Tiered storage (KIP-405) in Apache Kafka is a feature that allows Kafka to store a larger amount of data than would normally fit on the local disk by extending the storage onto cheaper, slower storage systems like AWS S3, Google Cloud Storage, or Hadoop Distributed File System (HDFS). This is particularly useful for use cases requiring long-term retention of data for compliance, analysis, or other purposes without the need for high-performance disk storage across the entire dataset.
How Tiered Storage Works
Tiered storage works by segregating storage into different tiers:
- Hot Storage (Tier 1): High-speed, expensive storage (like SSDs) that is directly attached to the Kafka brokers. This is used for storing recent or frequently accessed data.

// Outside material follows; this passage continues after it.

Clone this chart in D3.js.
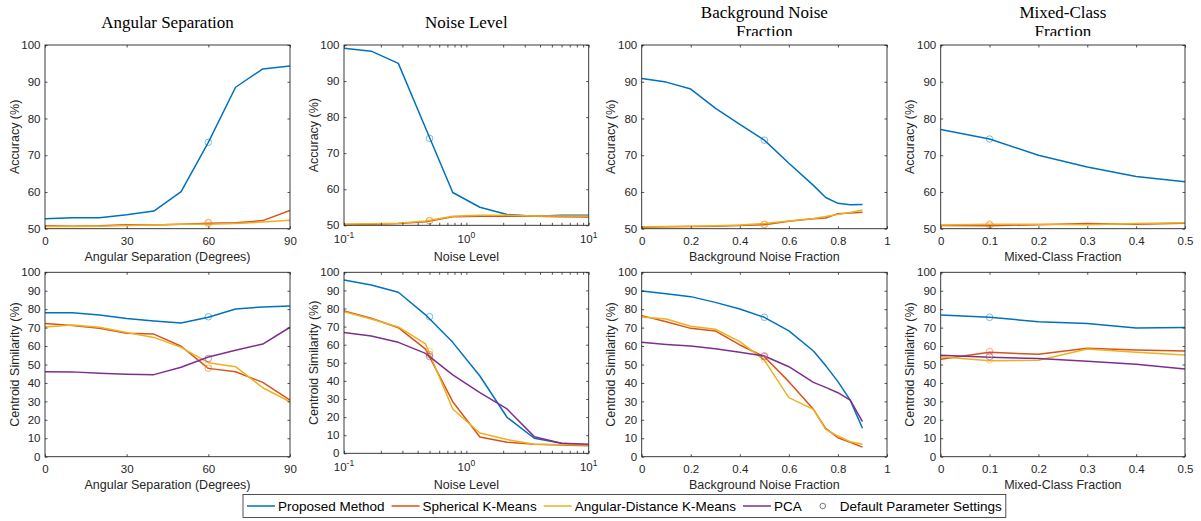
<!DOCTYPE html>
<html><head><meta charset="utf-8">
<script src="https://cdn.jsdelivr.net/npm/d3@7"></script>
<style>body{margin:0;background:#fff} svg{display:block}</style>
</head><body><svg id="c" width="1201" height="521"></svg>
<script>
// ---------- data ----------
const angSep   = [0, 10, 20, 30, 40, 50, 60, 70, 80, 90];
const noiseLvl = [0.1, 0.167, 0.278, 0.464, 0.774, 1.29, 2.15, 3.59, 5.99, 10];
const bgFrac   = [0, 0.1, 0.2, 0.3, 0.4, 0.5, 0.6, 0.7, 0.75, 0.8, 0.85, 0.9];
const mixFrac  = [0, 0.1, 0.2, 0.3, 0.4, 0.5];

const methodNames = ["Proposed Method", "Spherical K-Means", "Angular-Distance K-Means", "PCA"];
const defaultLabel = "Default Parameter Settings";
const titles = [["Angular Separation"], ["Noise Level"], ["Background Noise", "Fraction"], ["Mixed-Class", "Fraction"]];
const xLabels = ["Angular Separation (Degrees)", "Noise Level", "Background Noise Fraction", "Mixed-Class Fraction"];
const yLabels = ["Accuracy (%)", "Centroid Similarity (%)"];

const angTicks = [0, 30, 60, 90];
const noiseTicks = [0.1, 1, 10];
const noiseTickExp = ["-1", "0", "1"];
const bgTicks = [0, 0.2, 0.4, 0.6, 0.8, 1];
const mixTicks = [0, 0.1, 0.2, 0.3, 0.4, 0.5];
const accTicks = [50, 60, 70, 80, 90, 100];
const centTicks = [0, 10, 20, 30, 40, 50, 60, 70, 80, 90, 100];

// accuracy
const accAngProp = [52.7, 53.0, 53.0, 53.8, 54.8, 60.1, 73.5, 88.5, 93.5, 94.3];
const accAngSph  = [50.8, 50.7, 50.8, 51.1, 51.0, 51.2, 51.5, 51.6, 52.2, 55.0];
const accAngAng  = [50.6, 50.6, 50.7, 50.9, 51.0, 51.2, 51.2, 51.4, 51.8, 52.3];

const accNoiseProp = [99.1, 98.3, 94.9, 77.0, 59.1, 55.0, 53.0, 52.5, 52.8, 52.8];
const accNoiseSph  = [50.2, 50.3, 50.5, 51.0, 52.4, 52.5, 52.5, 52.5, 52.4, 52.3];
const accNoiseAng  = [50.3, 50.4, 50.6, 51.2, 52.5, 52.8, 52.8, 52.6, 52.6, 52.6];

const accBgProp = [90.9, 89.9, 88.0, 82.8, 78.4, 74.1, 67.8, 61.8, 58.5, 56.9, 56.5, 56.6];
const accBgSph  = [50.4, 50.5, 50.6, 50.7, 50.9, 51.1, 52.0, 52.7, 52.9, 54.1, 54.3, 54.5];
const accBgAng  = [50.5, 50.6, 50.7, 50.8, 51.0, 51.4, 52.1, 52.8, 53.3, 53.9, 54.4, 55.1];

const accMixProp = [77.0, 74.4, 70.0, 66.8, 64.2, 62.8];
const accMixSph  = [50.9, 50.8, 51.1, 51.4, 51.2, 51.5];
const accMixAng  = [51.0, 51.2, 51.2, 51.1, 51.4, 51.6];

// centroid similarity
const centAngProp = [78.1, 78.1, 76.9, 75.0, 73.6, 72.5, 75.6, 80.1, 81.2, 81.7];
const centAngSph  = [72.3, 71.1, 69.6, 66.9, 66.5, 59.9, 47.9, 46.1, 40.3, 30.7];
const centAngAng  = [70.3, 71.4, 70.2, 67.3, 64.7, 59.3, 51.0, 48.8, 37.4, 29.8];
const centAngPca  = [46.1, 46.0, 45.2, 44.7, 44.5, 48.5, 54.1, 57.7, 61.1, 70.2];

const centNoiseProp = [95.8, 93.0, 89.0, 76.5, 61.3, 42.7, 19.9, 8.3, 5.5, 4.6];
const centNoiseSph  = [78.6, 74.6, 69.4, 57.6, 28.5, 9.0, 6.1, 5.0, 4.6, 4.2];
const centNoiseAng  = [78.2, 74.2, 69.8, 60.4, 24.5, 11.2, 7.6, 5.0, 4.8, 4.6];
const centNoisePca  = [66.7, 64.8, 61.3, 55.2, 43.3, 33.5, 24.5, 9.2, 5.5, 5.0];

const centBgProp = [89.9, 88.4, 86.8, 83.7, 80.1, 75.6, 68.2, 57.3, 49.4, 40.7, 30.7, 15.4];
const centBgSph  = [76.5, 73.2, 69.6, 68.2, 60.6, 54.2, 40.7, 25.7, 15.4, 10.3, 7.8, 5.2];
const centBgAng  = [75.8, 74.7, 70.7, 69.1, 62.4, 52.4, 32.0, 25.7, 14.8, 11.2, 8.1, 6.7];
const centBgPca  = [62.0, 60.9, 60.0, 58.5, 56.6, 54.6, 48.8, 40.3, 37.6, 34.7, 30.7, 19.0];

const centMixProp = [76.9, 75.6, 73.2, 72.3, 69.8, 70.0];
const centMixSph  = [52.8, 56.6, 55.5, 58.8, 57.9, 57.3];
const centMixAng  = [54.2, 52.1, 52.3, 58.4, 56.6, 55.2];
const centMixPca  = [55.0, 53.9, 53.2, 51.7, 50.1, 47.6];

// default parameter settings (x, then values per method)
const defX = [60, 0.5, 0.5, 0.1];
const accDefaults  = [[73.5, 51.7, 51.3], [74.1, 51.3, 51.2], [74.1, 51.2, 51.1], [74.4, 51.0, 51.3]];
const centDefaults = [[75.9, 48.0, 50.0, 53.3], [75.5, 54.5, 56.3, 53.5], [75.6, 54.8, 52.8, 54.2], [75.6, 57.0, 52.5, 54.3]];

// ---------- style / layout ----------
const colors = ["#0072BD", "#D95319", "#EDB120", "#7E2F8E"];
const sans = "'Liberation Sans', Arial, Helvetica, sans-serif";
const serif = "'Liberation Serif', 'Times New Roman', serif";
const ink = "#262626";
const cols = [{x0: 45, x1: 290}, {x0: 344, x1: 588.7}, {x0: 641.7, x1: 887}, {x0: 940.7, x1: 1185}];
const rows = [{y0: 45, y1: 228.7, y1log: 225.3, lab: 261}, {y0: 272.3, y1: 456.7, y1log: 453.3, lab: 489}];
const tickLen = 2.5;

const xsList = [angSep, noiseLvl, bgFrac, mixFrac];
const xDomains = [[0, 90], [0.1, 10], [0, 1], [0, 0.5]];
const xTickList = [angTicks, noiseTicks, bgTicks, mixTicks];
const accSeries = [[accAngProp, accAngSph, accAngAng], [accNoiseProp, accNoiseSph, accNoiseAng],
                   [accBgProp, accBgSph, accBgAng], [accMixProp, accMixSph, accMixAng]];
const centSeries = [[centAngProp, centAngSph, centAngAng, centAngPca], [centNoiseProp, centNoiseSph, centNoiseAng, centNoisePca],
                    [centBgProp, centBgSph, centBgAng, centBgPca], [centMixProp, centMixSph, centMixAng, centMixPca]];

const svg = d3.select("#c");
svg.append("rect").attr("width", 1201).attr("height", 521).attr("fill", "#fff");

// title clip (second line partly hidden by the axes area)
svg.append("clipPath").attr("id", "titleClip").append("rect").attr("x", 0).attr("y", 0).attr("width", 1201).attr("height", 36);

function styleAxis(g) {
  g.attr("font-family", sans).attr("font-size", 11.5);
  g.selectAll("path.domain").remove();
  g.selectAll("line").attr("stroke", ink).attr("stroke-width", 0.8);
  g.selectAll("text").attr("fill", ink);
}

function drawPanel(col, row) {
  const c = cols[col], r = rows[row];
  const isLog = col === 1;
  const y1 = isLog ? r.y1log : r.y1;
  const x = (isLog ? d3.scaleLog() : d3.scaleLinear()).domain(xDomains[col]).range([c.x0, c.x1]);
  const y = d3.scaleLinear().domain(row === 0 ? [50, 100] : [0, 100]).range([y1, r.y0]);
  const yt = row === 0 ? accTicks : centTicks;
  const g = svg.append("g");

  const clipId = "clip" + col + "_" + row;
  g.append("clipPath").attr("id", clipId).append("rect")
    .attr("x", c.x0).attr("y", r.y0).attr("width", c.x1 - c.x0).attr("height", y1 - r.y0);

  const series = row === 0 ? accSeries[col] : centSeries[col];
  const xs = xsList[col];
  const line = d3.line().x((d, i) => x(xs[i])).y(d => y(d));
  const plot = g.append("g").attr("clip-path", `url(#${clipId})`);
  series.forEach((vals, k) => {
    plot.append("path").datum(vals).attr("d", line)
      .attr("fill", "none").attr("stroke", colors[k]).attr("stroke-width", 1.5).attr("stroke-linejoin", "round");
  });
  const defs = row === 0 ? accDefaults[col] : centDefaults[col];
  defs.forEach((v, k) => {
    g.append("circle").attr("cx", x(defX[col])).attr("cy", y(v)).attr("r", 3.3)
      .attr("fill", "none").attr("stroke", colors[k]).attr("stroke-opacity", 0.55).attr("stroke-width", 0.9);
  });

  // axes
  const xt = xTickList[col];
  let minor = [];
  if (isLog) {
    [0.1, 1].forEach(b => { for (let m = 2; m <= 9; m++) minor.push(b * m); });
  }
  const bottom = g.append("g").attr("transform", `translate(0,${y1})`)
    .call(d3.axisBottom(x).tickValues(xt).tickSize(-tickLen).tickSizeOuter(0).tickPadding(8)
      .tickFormat(isLog ? () => "" : d => String(d)));
  styleAxis(bottom);
  const top = g.append("g").attr("transform", `translate(0,${r.y0})`)
    .call(d3.axisTop(x).tickValues(xt).tickSize(-tickLen).tickSizeOuter(0).tickFormat(() => ""));
  styleAxis(top);
  if (isLog) {
    const mb = g.append("g").attr("transform", `translate(0,${y1})`)
      .call(d3.axisBottom(x).tickValues(minor).tickSize(-tickLen).tickSizeOuter(0).tickFormat(() => ""));
    styleAxis(mb);
    const mt = g.append("g").attr("transform", `translate(0,${r.y0})`)
      .call(d3.axisTop(x).tickValues(minor).tickSize(-tickLen).tickSizeOuter(0).tickFormat(() => ""));
    styleAxis(mt);
    xt.forEach((v, i) => {
      const t = g.append("text").attr("x", x(v)).attr("y", y1 + 18).attr("text-anchor", "middle")
        .attr("font-family", sans).attr("font-size", 11.5).attr("fill", ink);
      t.append("tspan").text("10");
      t.append("tspan").attr("dy", -5).attr("font-size", 8.5).text(noiseTickExp[i]);
    });
  }
  const left = g.append("g").attr("transform", `translate(${c.x0},0)`)
    .call(d3.axisLeft(y).tickValues(yt).tickSize(-tickLen).tickSizeOuter(0).tickPadding(4.5).tickFormat(d => String(d)));
  styleAxis(left);
  const right = g.append("g").attr("transform", `translate(${c.x1},0)`)
    .call(d3.axisRight(y).tickValues(yt).tickSize(-tickLen).tickSizeOuter(0).tickFormat(() => ""));
  styleAxis(right);

  g.append("rect").attr("x", c.x0).attr("y", r.y0).attr("width", c.x1 - c.x0).attr("height", y1 - r.y0)
    .attr("fill", "none").attr("stroke", ink).attr("stroke-width", 0.9);

  // labels
  g.append("text").attr("x", (c.x0 + c.x1) / 2).attr("y", r.lab).attr("text-anchor", "middle")
    .attr("font-family", sans).attr("font-size", 12.5).attr("fill", ink).text(xLabels[col]);
  const ym = (r.y0 + y1) / 2;
  g.append("text").attr("transform", `translate(${c.x0 - 26.5},${ym}) rotate(-90)`).attr("text-anchor", "middle")
    .attr("font-family", sans).attr("font-size", 12.5).attr("fill", ink).text(yLabels[row]);

  if (row === 0) {
    const tl = titles[col];
    const tg = g.append("g").attr("clip-path", "url(#titleClip)");
    const base = tl.length === 1 ? 28 : 17.5;
    tl.forEach((s, i) => {
      tg.append("text").attr("x", (c.x0 + c.x1) / 2).attr("y", base + i * 19).attr("text-anchor", "middle")
        .attr("font-family", serif).attr("font-size", 17).attr("fill", "#000").text(s);
    });
  }
}

for (let row = 0; row < 2; row++) for (let col = 0; col < 4; col++) drawPanel(col, row);

// ---------- legend ----------
const lg = svg.append("g");
const ly = 506;
let xp = 247;
const items = methodNames.map((n, k) => ({name: n, color: colors[k], type: "line"}))
  .concat([{name: defaultLabel, color: "#555", type: "circle"}]);
const box = lg.append("rect").attr("y", 494.5).attr("height", 23).attr("fill", "#fff")
  .attr("stroke", ink).attr("stroke-width", 0.8);
items.forEach(it => {
  if (it.type === "line") {
    lg.append("line").attr("x1", xp).attr("x2", xp + 28).attr("y1", ly).attr("y2", ly)
      .attr("stroke", it.color).attr("stroke-width", 1.5);
  } else {
    lg.append("circle").attr("cx", xp + 14).attr("cy", ly).attr("r", 2.8)
      .attr("fill", "none").attr("stroke", it.color).attr("stroke-width", 0.8);
  }
  const t = lg.append("text").attr("x", xp + 31).attr("y", ly + 5)
    .attr("font-family", sans).attr("font-size", 13.5).attr("fill", "#000").text(it.name);
  xp = xp + 31 + t.node().getComputedTextLength() + 7;
});
box.attr("x", 243).attr("width", xp - 7 + 4 - 243);
</script>
</body></html>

- Cold Storage (Tier 2): Slower, cheaper storage options like object storage services (S3, GCS) or HDFS. This is used for less frequently accessed data. When messages are produced to Kafka, they first land in the hot storage for quick access. Over time, as data ages or based on certain policies (like size thresholds or time), older data is offloaded to the cold storage tier. Despite being offloaded, the data remains accessible to Kafka clients; Kafka transparently manages access to data across these tiers.
A Cost-Efficiency example
Imagine a Kafka cluster that handles log data from various services. The requirement is to retain this data for two years for compliance and analysis purposes. The average daily data volume is 100GB. We’ll compare costs and efficiency in two setups:
- Traditional Storage Setup: All data is stored on high-performance SSDs attached to the Kafka brokers.

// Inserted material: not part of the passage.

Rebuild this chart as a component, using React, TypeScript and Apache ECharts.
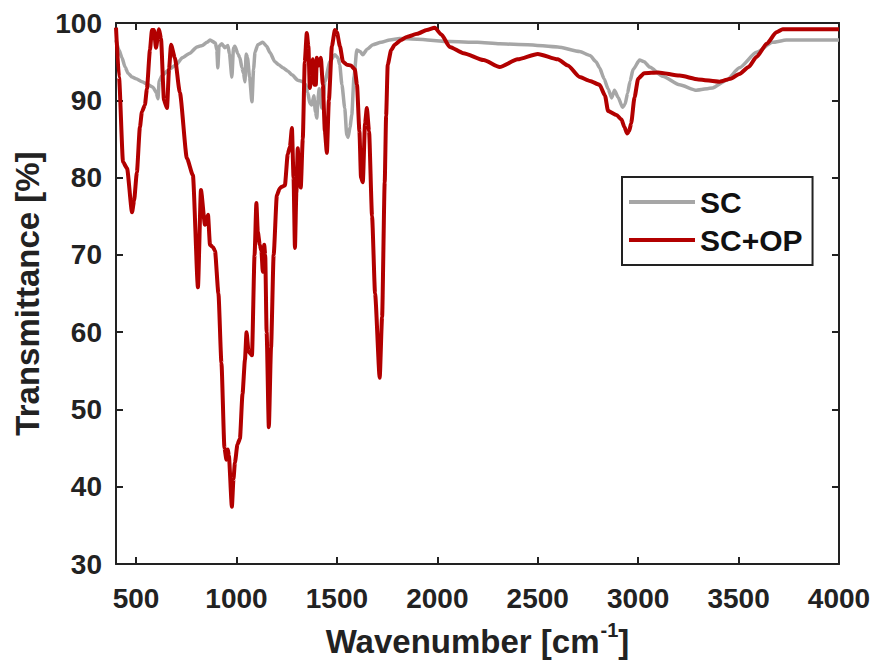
import React, { useEffect, useRef } from "react";
import * as echarts from "echarts";

// SC (grey) spectrum
const scWave = [400, 415, 430, 445, 460, 480, 500, 530, 560, 584, 600, 609, 615, 630, 660, 700, 730, 768, 803, 830, 853, 868, 895, 902, 907, 913, 927, 942, 957, 965, 977, 985, 992, 1007, 1017, 1027, 1035, 1042, 1048, 1055, 1065, 1077, 1085, 1092, 1106, 1131, 1150, 1166, 1191, 1210, 1231, 1255, 1276, 1305, 1330, 1345, 1355, 1365, 1375, 1385, 1393, 1400, 1405, 1412, 1425, 1433, 1440, 1465, 1490, 1505, 1514, 1525, 1539, 1549, 1556, 1565, 1574, 1585, 1599, 1615, 1629, 1650, 1679, 1720, 1763, 1813, 1900, 2062, 2200, 2310, 2450, 2600, 2709, 2760, 2790, 2808, 2830, 2850, 2868, 2882, 2900, 2922, 2935, 2947, 2960, 2975, 3007, 3030, 3057, 3122, 3206, 3290, 3370, 3440, 3504, 3589, 3669, 3738, 4000];
const scTrans = [97.8, 96.5, 95.5, 94.3, 93.5, 93, 92.8, 92.4, 92, 91.7, 91, 90.2, 92.5, 93.2, 93.9, 94.6, 95.5, 96.1, 96.9, 97.1, 97.5, 97.8, 97.4, 96.5, 94.2, 97, 97.3, 96.8, 97.1, 96, 93, 96.8, 97, 96, 95.5, 94.2, 93.5, 92.4, 96, 95.5, 93, 89.8, 94, 96.2, 97.2, 97.5, 97, 96.2, 95, 94.6, 94.2, 93.8, 93.3, 92.6, 92.4, 92, 91, 89.6, 89.4, 90.6, 88.5, 87.7, 90, 91.5, 89, 90.5, 92.4, 95, 95.9, 95.5, 94.6, 92, 89, 85.5, 85.2, 86.5, 88.1, 93, 96.5, 96.3, 95.9, 96.6, 97.2, 97.5, 97.8, 98, 97.9, 97.6, 97.5, 97.3, 97.2, 96.9, 96.3, 95.8, 95, 94.2, 92.8, 91.5, 90.3, 91.3, 90.4, 89.1, 89.5, 90.9, 92.5, 94, 95.2, 95, 94.3, 93.1, 92, 91.3, 91.6, 92.6, 94.2, 96.2, 97.5, 97.8, 97.8];

// SC+OP (red) spectrum
const opWave = [400, 415, 435, 455, 480, 490, 504, 519, 529, 544, 554, 569, 579, 589, 599, 614, 624, 639, 654, 664, 674, 693, 718, 753, 783, 808, 823, 843, 858, 868, 883, 893, 910, 925, 940, 950, 957, 962, 977, 985, 992, 1005, 1017, 1030, 1042, 1050, 1060, 1077, 1090, 1099, 1106, 1116, 1124, 1131, 1138, 1143, 1150, 1161, 1172, 1185, 1201, 1215, 1226, 1241, 1255, 1266, 1276, 1284, 1291, 1298, 1305, 1312, 1320, 1330, 1340, 1350, 1358, 1365, 1373, 1380, 1388, 1395, 1400, 1410, 1420, 1430, 1440, 1450, 1460, 1475, 1490, 1500, 1515, 1530, 1549, 1570, 1589, 1600, 1612, 1620, 1629, 1640, 1649, 1660, 1675, 1690, 1713, 1725, 1738, 1745, 1753, 1770, 1788, 1820, 1848, 1900, 1947, 1987, 2020, 2062, 2130, 2230, 2310, 2400, 2500, 2600, 2650, 2709, 2760, 2808, 2835, 2850, 2892, 2917, 2932, 2945, 2955, 2965, 2982, 3000, 3030, 3100, 3206, 3300, 3405, 3460, 3504, 3550, 3589, 3640, 3688, 3720, 3850, 4000];
const opTrans = [99.4, 93, 82, 81.2, 75.5, 77, 80.7, 86.5, 88.5, 89.4, 91.5, 96.5, 99.1, 99.1, 96.8, 99.2, 98, 90, 89, 94, 97.2, 95.5, 91, 82.5, 80.3, 65.8, 78.4, 73.9, 75.2, 71.3, 71, 70.5, 65, 56, 45, 43.5, 44.8, 44, 37.4, 41, 43.1, 45.5, 46.2, 52, 56.4, 60, 57.5, 57, 70, 76.7, 73, 71.3, 70.5, 67.8, 71.3, 70, 60, 47.7, 58, 70, 77.7, 78.6, 78.8, 79, 83, 84, 86.4, 80, 70.9, 78, 83.8, 80, 78.7, 85, 95, 98.7, 97, 91.6, 93, 95.3, 92, 92, 95.5, 94.5, 95.5, 92, 86, 83.2, 90, 97, 99.1, 98.8, 97, 95, 94.6, 94.5, 94, 92, 86, 80, 79.4, 87, 89, 86, 75, 65, 54.1, 62, 79.4, 88, 94.6, 96.5, 97.2, 97.8, 98.2, 98.6, 99.1, 99.4, 98.5, 96.9, 96.1, 95.2, 94.3, 95.3, 96, 95.3, 94.5, 93, 92.5, 92, 90.6, 88.6, 88.1, 87.5, 86.5, 85.7, 86, 87, 90.4, 92.8, 93.5, 93.6, 93.2, 92.7, 92.4, 92.8, 93.4, 94.3, 95.6, 97.3, 98.8, 99.2, 99.2, 99.2];

const xTicks = [500, 1000, 1500, 2000, 2500, 3000, 3500, 4000];
const seriesNames = ["SC", "SC+OP"];

const FONT = '"Liberation Sans", Arial, Helvetica, sans-serif';
const INK = "#222222";
const GREY = "#a6a6a6";
const RED = "#b20000";

export default function App() {
  const ref = useRef<HTMLDivElement>(null);
  useEffect(() => {
    if (!ref.current) return;
    const chart = echarts.init(ref.current, undefined, { renderer: "svg" });
    const scData = scWave.map((w, i) => [w, scTrans[i]]);
    const opData = opWave.map((w, i) => [w, opTrans[i]]);
    const axisLine = { show: true, lineStyle: { color: INK, width: 2 } };
    const tick = { show: true, inside: true, length: 7, lineStyle: { color: INK, width: 2 } };
    chart.setOption({
      animation: false,
      backgroundColor: "#ffffff",
      grid: { left: 116, right: 39, top: 23, bottom: 107, containLabel: false },
      legend: {
        data: [
          { name: seriesNames[0], icon: "rect" },
          { name: seriesNames[1], icon: "rect" },
        ],
        orient: "vertical",
        left: 622,
        top: 177,
        padding: [8, 10, 8, 7],
        itemGap: 4,
        itemWidth: 66,
        itemHeight: 4,
        borderColor: INK,
        borderWidth: 2,
        borderRadius: 0,
        backgroundColor: "#ffffff",
        textStyle: { fontFamily: FONT, fontSize: 30, fontWeight: "bold", color: "#111", lineHeight: 34 },
      },
      xAxis: [
        {
          type: "value",
          min: 400,
          max: 4000,
          position: "bottom",
          axisLine,
          axisTick: { ...tick, customValues: xTicks },
          splitLine: { show: false },
          axisLabel: {
            customValues: xTicks,
            formatter: (v: number) => String(v),
            margin: 20,
            fontFamily: FONT,
            fontSize: 28,
            fontWeight: "bold",
            color: INK,
          },
          name: "{a|Wavenumber [cm}{s|-1}{a|]}",
          nameLocation: "middle",
          nameGap: 56,
          nameTextStyle: {
            rich: {
              a: { fontFamily: FONT, fontSize: 33, fontWeight: "bold", color: INK, lineHeight: 38, verticalAlign: "bottom" },
              s: { fontFamily: FONT, fontSize: 20, fontWeight: "bold", color: INK, lineHeight: 38, verticalAlign: "top", padding: [0, 0, 0, 1] },
            },
          },
        },
        {
          type: "value",
          min: 400,
          max: 4000,
          position: "top",
          axisLine,
          axisTick: { ...tick, customValues: xTicks },
          axisLabel: { show: false },
          splitLine: { show: false },
        },
      ],
      yAxis: [
        {
          type: "value",
          min: 30,
          max: 100,
          interval: 10,
          position: "left",
          axisLine,
          axisTick: tick,
          splitLine: { show: false },
          axisLabel: { margin: 14, fontFamily: FONT, fontSize: 28, fontWeight: "bold", color: INK },
          name: "Transmittance [%]",
          nameLocation: "middle",
          nameGap: 67,
          nameTextStyle: { fontFamily: FONT, fontSize: 33, fontWeight: "bold", color: INK },
        },
        {
          type: "value",
          min: 30,
          max: 100,
          interval: 10,
          position: "right",
          axisLine,
          axisTick: tick,
          axisLabel: { show: false },
          splitLine: { show: false },
        },
      ],
      series: [
        {
          name: seriesNames[0],
          type: "line",
          data: scData,
          symbol: "none",
          showSymbol: false,
          smooth: 0.2,
          smoothMonotone: "x",
          lineStyle: { color: GREY, width: 3.5 },
          itemStyle: { color: GREY },
        },
        {
          name: seriesNames[1],
          type: "line",
          data: opData,
          symbol: "none",
          showSymbol: false,
          smooth: 0.2,
          smoothMonotone: "x",
          lineStyle: { color: RED, width: 4 },
          itemStyle: { color: RED },
        },
      ],
    });
    return () => chart.dispose();
  }, []);
  return <div ref={ref} style={{ width: 878, height: 671, margin: -8 }} />;
}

- Tiered Storage Setup: Recent data (last 30 days) is stored on SSDs (hot tier), and older data is offloaded to an object storage service like Amazon S3 (cold tier).
Benefits and Comparison: SSD vs. S3 in Apache Kafka Tiered Storage
Key Parameters and Assumptions
Parameter | Description |
---|---|
SSD Cost | $0.10 per GB per month |
S3 Cost | $0.023 per GB per month (Standard Storage) |
Daily Data Volume | 100GB |
Retention Period | 2 years |
Data Volume Calculation
Storage Type | Calculation | Total Data Volume |
---|---|---|
Traditional (SSD) | 100GB/day * 365 days/year * 2 years | 73,000GB |
Tiered (SSD Hot) | 100GB/day * 30 days | 3,000GB |
Tiered (S3 Cold) | 73,000GB - 3,000GB | 70,000GB |
Cost Calculation
Storage Setup | Calculation | Total Cost Over 2 Years |
---|---|---|
Traditional (SSD) | 73,000GB * $0.10/GB/month * 24 months | $175,200 |
Tiered (SSD + S3) | (3,000GB * $0.10/GB/month + 70,000GB * $0.023/GB/month) * 24 months | $83,280 |
Benefits Summary
Benefit | Traditional Storage (SSD) | Tiered Storage (SSD + S3) |
---|---|---|
Cost Efficiency | Lower due to high cost of SSD storage for all data. | Higher due to leveraging lower-cost S3 storage for older data. |
Scalability | Limited by physical SSD storage capacity. | Enhanced by offloading data to scalable cloud storage. |
Data Retention | Limited by cost and capacity. | Facilitated by cost-effective long-term storage in S3. |
Access Time | Fast access to all data. | Fast access to recent data; slower access to cold data in S3. |
Operational Complexity | Simpler, with all data on SSDs. | More complex due to managing data across different storage tiers. |
This table highlights the trade-offs between using traditional SSD storage only and adopting a tiered storage approach with both SSDs and S3 in an Apache Kafka environment. While tiered storage introduces some complexity, it offers significant advantages in terms of cost savings, scalability, and data retention capabilities.
Tiered storage in Apache Kafka marks a significant leap towards cost-effective and scalable data management. By combining fast, local storage with affordable cloud storage, Kafka users can now enjoy extended data retention and improved cluster scalability without compromising on performance. This strategic approach not only reduces costs but also aligns with the growing demand for efficient, large-scale data processing and storage solutions. Embracing tiered storage thus represents a forward-thinking move for organizations aiming to optimize their data infrastructure for the future.